Recent industry meetings in the reinsurance sector have dashed hopes of a significant decrease in reinsurance costs. Instead, the market outlook indicates mid-single digit increases, further squeezing Lemonade’s profit margins.

To navigate these challenges, the analyst report outlines potential solutions for Lemonade, with an outright sale to a competitor emerging as a clear option. Such a sale could be driven by a competitor’s interest in leveraging Lemonade’s direct-to-consumer franchise.

However, the report cautions that the sale process may be protracted, as the current landscape for auto and home insurance remains highly competitive, especially in states where regulators are reluctant to permit insurers to raise prices in line with double-digit inflationary pressures.

The report suggests a “Renewal Rights” type of sale scenario, estimating that it could result in $11 per share of value for Lemonade shareholders.

This scenario assumes that an acquirer would swiftly downsize Lemonade’s direct-to-consumer spending to restructure the business and minimise near-term losses while preserving Lemonade’s substantial net cash position, which stands at over $500 million.

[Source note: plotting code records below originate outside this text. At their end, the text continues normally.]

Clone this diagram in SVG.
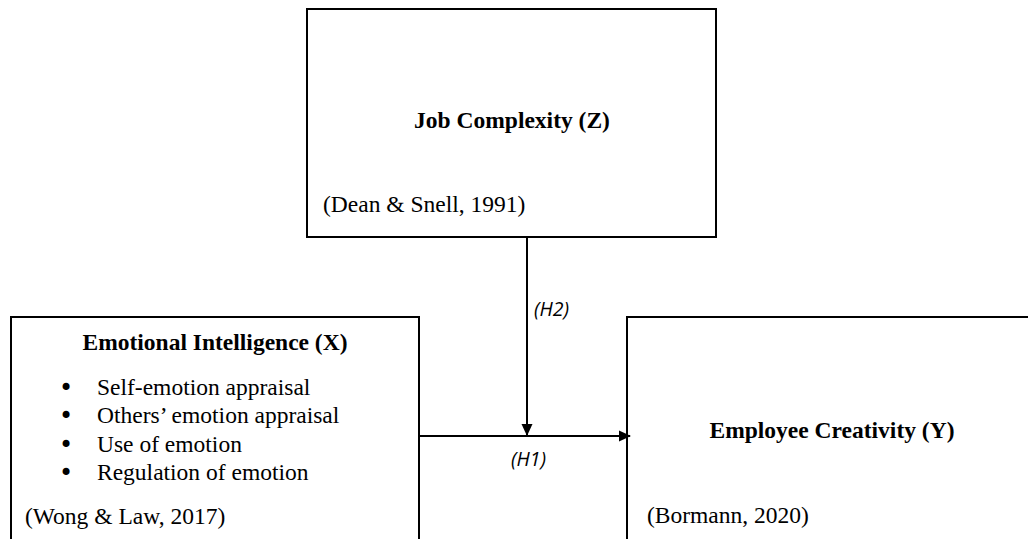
<svg xmlns="http://www.w3.org/2000/svg" width="1028" height="539" viewBox="0 0 1028 539">
<style>
.box{fill:none;stroke:#000;stroke-width:2}
.t{font-family:"Liberation Serif","Times New Roman",serif;font-size:23.5px;fill:#000}
.b{font-weight:bold}
.bu{font-family:"DejaVu Sans",sans-serif;font-size:24px;fill:#000}
.h{font-family:"Open Sans","DejaVu Sans",sans-serif;font-style:italic;font-size:19.5px;fill:#000}
.c{stroke:#000;stroke-width:2;fill:none}
</style>
<defs>
<marker id="arr" viewBox="0 0 12 12" refX="11" refY="6" markerWidth="6" markerHeight="6" orient="auto" markerUnits="strokeWidth">
<path d="M0,0.5 L12,6 L0,11.5 z" fill="#000"/>
</marker>
</defs>
<rect width="1028" height="539" fill="#fff"/>
<g id="node-z">
<rect class="box" x="307" y="9" width="409" height="228"/>
<text class="t b" x="512" y="128" text-anchor="middle">Job Complexity (Z)</text>
<text class="t" x="323" y="212">(Dean &amp; Snell, 1991)</text>
</g>
<g id="node-x">
<path class="box" d="M11,540 V317 H419 V540"/>
<text class="t b" x="215" y="350" text-anchor="middle">Emotional Intelligence (X)</text>
<g class="bu">
<text x="59" y="396">•</text>
<text x="59" y="424">•</text>
<text x="59" y="453">•</text>
<text x="59" y="481">•</text>
</g>
<g class="t">
<text x="97" y="395">Self-emotion appraisal</text>
<text x="97" y="423">Others’ emotion appraisal</text>
<text x="97" y="452">Use of emotion</text>
<text x="97" y="480">Regulation of emotion</text>
</g>
<text class="t" x="25" y="524">(Wong &amp; Law, 2017)</text>
</g>
<g id="node-y">
<path class="box" d="M627,540 V317 H1029"/>
<text class="t b" x="832" y="438" text-anchor="middle">Employee Creativity (Y)</text>
<text class="t" x="647" y="523">(Bormann, 2020)</text>
</g>
<g id="connectors">
<line class="c" x1="527" y1="237" x2="527" y2="435" marker-end="url(#arr)"/>
<line class="c" x1="419" y1="436" x2="630" y2="436" marker-end="url(#arr)"/>
<text class="h" x="534" y="316">(H2)</text>
<text class="h" x="511" y="466">(H1)</text>
</g>
</svg>
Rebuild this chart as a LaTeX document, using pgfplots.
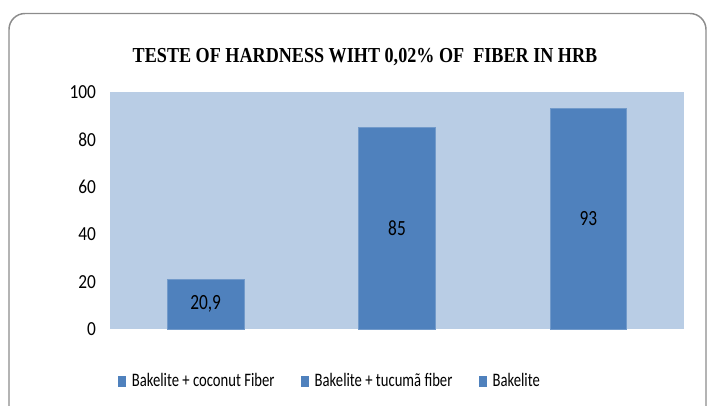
\documentclass[border=0pt]{standalone}
\usepackage{pgfplots}
\pgfplotsset{compat=1.18}
\usepackage{fontspec}
\setmainfont{Carlito}
\newfontfamily\titlefont{Liberation Serif}
\definecolor{barblue}{HTML}{4F81BD}
\definecolor{bgblue}{HTML}{B9CDE5}
\definecolor{framegray}{HTML}{8C8C8C}
\begin{document}
\begin{tikzpicture}[x=0.75pt,y=0.75pt]
\useasboundingbox (0,0) rectangle (708,405);
\begin{scope}
\clip (0,0) rectangle (708,405);
\draw[framegray, line width=1.1pt, rounded corners=12pt] (9,-30) -- (9,391.5) -- (706,391.5) -- (706,-30);
\end{scope}
\node[anchor=base, inner sep=0pt, font=\titlefont\bfseries\fontsize{16}{18}\selectfont] at (365,343) {\scalebox{0.85}[1]{TESTE OF HARDNESS WIHT 0,02\% OF \ FIBER IN HRB}};
\begin{axis}[
  at={(82.5pt,57pt)}, anchor=south west,
  scale only axis, width=430.5pt, height=177.75pt,
  xmin=-0.5, xmax=2.5, ymin=0, ymax=100,
  ytick={0,20,...,100}, xtick=\empty,
  /pgf/number format/assume math mode=true,
  axis line style={draw=none}, tick style={draw=none},
  axis background/.style={fill=bgblue},
  ybar, bar width=0.4, bar shift=0pt,
  yticklabel style={font=\fontsize{13}{13}\selectfont, xshift=-7pt},
  yticklabel={\scalebox{1}[1.15]{\pgfmathprintnumber{\tick}}},
  nodes near coords={\scalebox{1}[1.25]{\pgfmathprintnumber[use comma,assume math mode=true]{\pgfplotspointmeta}}},
  visualization depends on={y \as \rawy},
  every node near coord/.append style={shift={(axis direction cs:0,-\rawy/2)}, anchor=center, font=\fontsize{13}{13}\selectfont, text=black},
  legend columns=3,
  legend cell align=left,
  legend style={draw=none, fill=none, at={(0.014,-0.219)}, anchor=west, inner sep=0pt,
    font=\fontsize{11}{11}\selectfont,
    /tikz/every odd column/.append style={column sep=2.5pt},
    /tikz/every even column/.append style={column sep=18pt}},
  legend image code/.code={\fill[barblue] (0pt,-3.75pt) rectangle (5.25pt,3.75pt);},
]
\addplot[fill=barblue, draw=barblue!80!white] coordinates {(0,20.9)};
\addlegendentry{\scalebox{1}[1.3]{Bakelite + coconut Fiber}}
\addplot[fill=barblue, draw=barblue!80!white] coordinates {(1,85)};
\addlegendentry{\scalebox{1}[1.3]{Bakelite + tucumã fiber}}
\addplot[fill=barblue, draw=barblue!80!white] coordinates {(2,93)};
\addlegendentry{\scalebox{1}[1.3]{Bakelite}}
\end{axis}
\end{tikzpicture}
\end{document}
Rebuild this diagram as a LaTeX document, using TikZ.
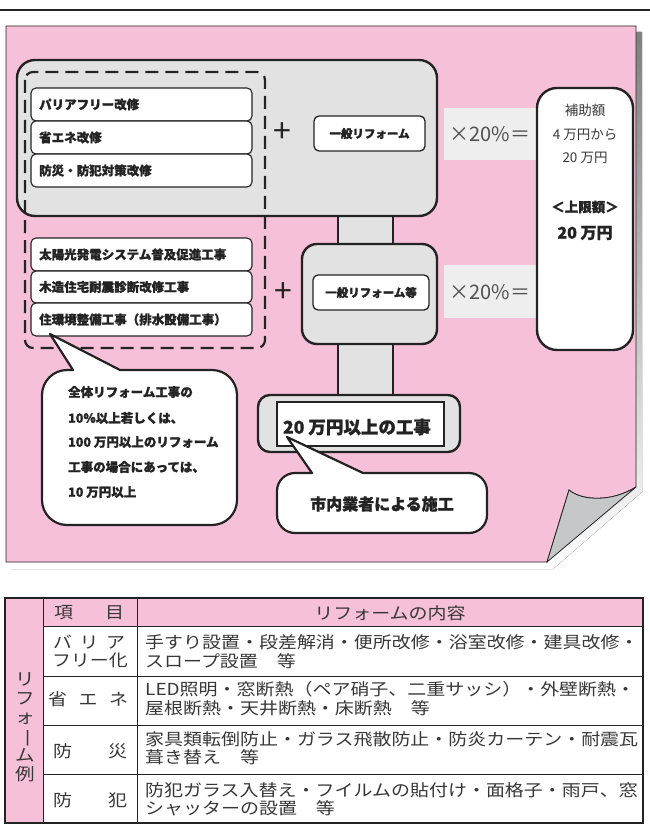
\documentclass[tikz,border=0pt]{standalone}
\usepackage{fontspec}
\usepackage{graphicx}
\setmainfont{Noto Sans CJK JP}[BoldFeatures={FakeBold=1.2}]
\newfontfamily\tabfont{Noto Sans CJK JP}[FakeStretch=1.15]
\definecolor{pinkbg}{RGB}{247,192,217}
\definecolor{shade}{RGB}{192,193,195}
\definecolor{flap}{RGB}{198,199,201}
\definecolor{boxgray}{RGB}{226,226,226}
\definecolor{rategray}{RGB}{237,238,237}
\definecolor{ink}{RGB}{35,35,35}
\definecolor{txt}{RGB}{55,55,55}
\definecolor{ratecol}{RGB}{80,80,80}
\tikzset{
  heavy/.style={font=\fontsize{12.5}{14}\selectfont\bfseries, text=ink, inner sep=0pt},
  bigbox/.style={draw=ink, line width=2.4pt, fill=boxgray},
  itembox/.style={draw=ink, line width=1.1pt, fill=white, rounded corners=5pt},
  innerbox/.style={draw=ink, line width=1.3pt, fill=white, rounded corners=5pt},
  ratebox/.style={fill=rategray},
  ratetext/.style={font=\fontsize{20}{22}\selectfont, text=ratecol, inner sep=0pt},
  plustext/.style={font=\fontsize{32}{34}\selectfont, text=ink, inner sep=0pt},
  bubble/.style={draw=ink, line width=2.2pt, fill=white, line join=round},
  tabline/.style={draw=ink, line width=0.9pt},
  tabtext/.style={font=\tabfont\fontsize{16.5}{18}\selectfont, text=txt, inner sep=0pt},
  boxtext/.style={font=\fontsize{13.5}{15}\selectfont, text=txt, inner sep=0pt},
}
\begin{document}
\begin{tikzpicture}[x=1pt,y=-1pt]
\useasboundingbox (0,0) rectangle (650,832);
\fill[white] (0,0) rectangle (650,832);
% top rule
\draw[ink, line width=2.5pt] (0,10) -- (650,10);
% panel shadow, panel, curled corner
\fill[shade] (11,32) -- (642,32) -- (642,492) -- (553,569) -- (11,569) -- cycle;
\draw[fill=pinkbg, draw=ink, line width=0.8pt] (6,26) -- (636,26) -- (636,487) .. controls (612,502) and (582,501) .. (569,490) -- (547,562) -- (6,562) -- cycle;
\draw[fill=flap, draw=ink, line width=0.8pt] (636,487) .. controls (612,502) and (582,501) .. (569,490) -- (547,562) -- cycle;

% connecting columns
\draw[bigbox] (338,205) rectangle (393,255);
\draw[bigbox] (338,335) rectangle (393,405);
% boxes
\draw[bigbox, rounded corners=18pt] (17,60) rectangle (437,216);
\draw[bigbox, rounded corners=15pt] (302,244) rectangle (437,344);
\draw[bigbox, rounded corners=12pt] (258,395) rectangle (460,452);
\draw[draw=ink, line width=1.3pt, fill=white] (277,402) rectangle (444,446);
\node[font=\fontsize{17.5}{19}\selectfont\bfseries, text=ink, inner sep=0pt] (big20) at (357,427) {20 万円以上の工事};

% dashed group
\draw[ink, line width=2.2pt, dash pattern=on 13pt off 7pt, rounded corners=8pt] (25,72) rectangle (265,348);

% item boxes
\draw[itembox] (31,88) rectangle (252,121);
\draw[itembox] (31,121) rectangle (252,154);
\draw[itembox] (31,154) rectangle (252,187);
\node[heavy, anchor=west] (i1) at (39,104.5) {パリアフリー改修};
\node[heavy, anchor=west] (i2) at (39,137.5) {省エネ改修};
\node[heavy, anchor=west] (i3) at (39,170.5) {防災・防犯対策改修};
\draw[itembox] (31,238) rectangle (252,271);
\draw[itembox] (31,271) rectangle (252,303);
\draw[itembox] (31,303) rectangle (252,336);
\node[heavy, anchor=west] (j1) at (39,254.5) {太陽光発電システム普及促進工事};
\node[heavy, anchor=west] (j2) at (39,287) {木造住宅耐震診断改修工事};
\node[heavy, anchor=west] (j3) at (39,319.5) {住環境整備工事（排水設備工事）};

% plus signs
\node[plustext] (p1) at (282,133) {+};
\node[plustext] (p2) at (283,293) {+};

% general reform boxes
\draw[innerbox] (314,116) rectangle (425,151);
\node[heavy, font=\fontsize{11.5}{13}\selectfont\bfseries] (g1) at (369.5,133.5) {一般リフォーム};
\draw[innerbox] (313,275) rectangle (429,310);
\node[heavy, font=\fontsize{11.5}{13}\selectfont\bfseries] (g2) at (371,292.5) {一般リフォーム等};

% rate boxes
\fill[ratebox] (444,108) rectangle (537,160);
\fill[ratebox] (444,265) rectangle (537,318);
\node[ratetext] (r1) at (490,134) {×20\%＝};
\node[ratetext] (r2) at (490,292) {×20\%＝};

% subsidy box
\draw[bigbox, fill=white, rounded corners=20pt] (537,88) rectangle (633,350);
\node[boxtext] (s1) at (585,110) {補助額};
\node[boxtext] (s2) at (585,135) {4 万円から};
\node[boxtext] (s3) at (585,158) {20 万円};
\node[boxtext, font=\fontsize{13.5}{15}\selectfont\bfseries, text=ink] (s4) at (585,207) {＜上限額＞};
\node[boxtext, font=\fontsize{16}{18}\selectfont\bfseries, text=ink] (s5) at (585,233) {20 万円};

% callout 1
\draw[bubble] (73,370) -- (50,334) -- (120,370) -- (212,370) arc[start angle=-90,end angle=0,radius=25] -- (237,500) arc[start angle=0,end angle=90,radius=25] -- (67,525) arc[start angle=90,end angle=180,radius=25] -- (42,395) arc[start angle=180,end angle=270,radius=25] -- cycle;
\node[heavy, anchor=west] (c1) at (68,392) {全体リフォーム工事の};
\node[heavy, anchor=west] (c2) at (68,418) {10\%以上若しくは、};
\node[heavy, anchor=west] (c3) at (68,442) {100 万円以上のリフォーム};
\node[heavy, anchor=west] (c4) at (68,467) {工事の場合にあっては、};
\node[heavy, anchor=west] (c5) at (68,492) {10 万円以上};

% callout 2
\draw[bubble] (312,473) -- (287,437) -- (363,473) -- (469,473) arc[start angle=-90,end angle=0,radius=18] -- (487,515) arc[start angle=0,end angle=90,radius=18] -- (295,533) arc[start angle=90,end angle=180,radius=18] -- (277,491) arc[start angle=180,end angle=270,radius=18] -- cycle;
\node[font=\fontsize{16}{18}\selectfont\bfseries, text=ink, inner sep=0pt] (d1) at (382,504) {市内業者による施工};

% ===== table =====
\fill[pinkbg] (5,598) rectangle (643,626);
\fill[pinkbg] (5,626) rectangle (43,823);
\draw[tabline] (43,626) -- (643,626);
\draw[tabline] (43,676) -- (643,676);
\draw[tabline] (43,725) -- (643,725);
\draw[tabline] (43,774) -- (643,774);
\draw[tabline] (43,598) -- (43,823);
\draw[tabline] (137,598) -- (137,823);
\draw[ink, line width=2.6pt] (5,598) rectangle (643,823);

\node[tabtext] (h1) at (89,613) {\hbox to 70pt{項\hfil 目}};
\node[tabtext] (h2) at (390,613) {リフォームの内容};

\node[tabtext, font=\tabfont\fontsize{17}{19}\selectfont, align=center] (vcol) at (25,727) {リ\\フ\\ォ\\\raisebox{14pt}{\rotatebox{-90}{ー}}\\ム\\例};

\node[tabtext] (k1a) at (89,642) {\hbox to 72pt{バ\hfil リ\hfil ア}};
\node[tabtext] (k1b) at (90,660) {\hbox to 76pt{フリー化}};
\node[tabtext] (k2) at (88,699) {\hbox to 80pt{省\hfil エ\hfil ネ}};
\node[tabtext] (k3) at (90,751) {\hbox to 74pt{防\hfil 災}};
\node[tabtext] (k4) at (90,800) {\hbox to 74pt{防\hfil 犯}};

\node[tabtext, anchor=west] (t1a) at (145,642) {手すり設置・段差解消・便所改修・浴室改修・建具改修・};
\node[tabtext, anchor=west] (t1b) at (145,661) {スロープ設置　等};
\node[tabtext, anchor=west] (t2a) at (145,689) {LED照明・窓断熱（ペア硝子、二重サッシ）・外壁断熱・};
\node[tabtext, anchor=west] (t2b) at (145,708) {屋根断熱・天井断熱・床断熱　等};
\node[tabtext, anchor=west] (t3a) at (145,739) {家具類転倒防止・ガラス飛散防止・防炎カーテン・耐震瓦};
\node[tabtext, anchor=west] (t3b) at (145,757) {葺き替え　等};
\node[tabtext, anchor=west] (t4a) at (145,790) {防犯ガラス入替え・フイルムの貼付け・面格子・雨戸、窓};
\node[tabtext, anchor=west] (t4b) at (145,808) {シャッターの設置　等};
\end{tikzpicture}
\end{document}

The report also highlights that Lemonade’s co-CEOs had previously sold more than $100 million combined of their stakes in late 2020 when the company’s stock was trading at a higher valuation.

This history, the report suggests, might make the leadership more amenable to considering a sale as a viable option to address the company’s financial predicament.

Despite these potential outcomes, the report maintains a cautious outlook, assigning a low probability to Lemonade improving its results over time without a significant injection of equity and debt capital.

The report also reiterates an “Underperform” rating for Lemonade, emphasising that its target price remains the lowest among Bloomberg consensus estimates.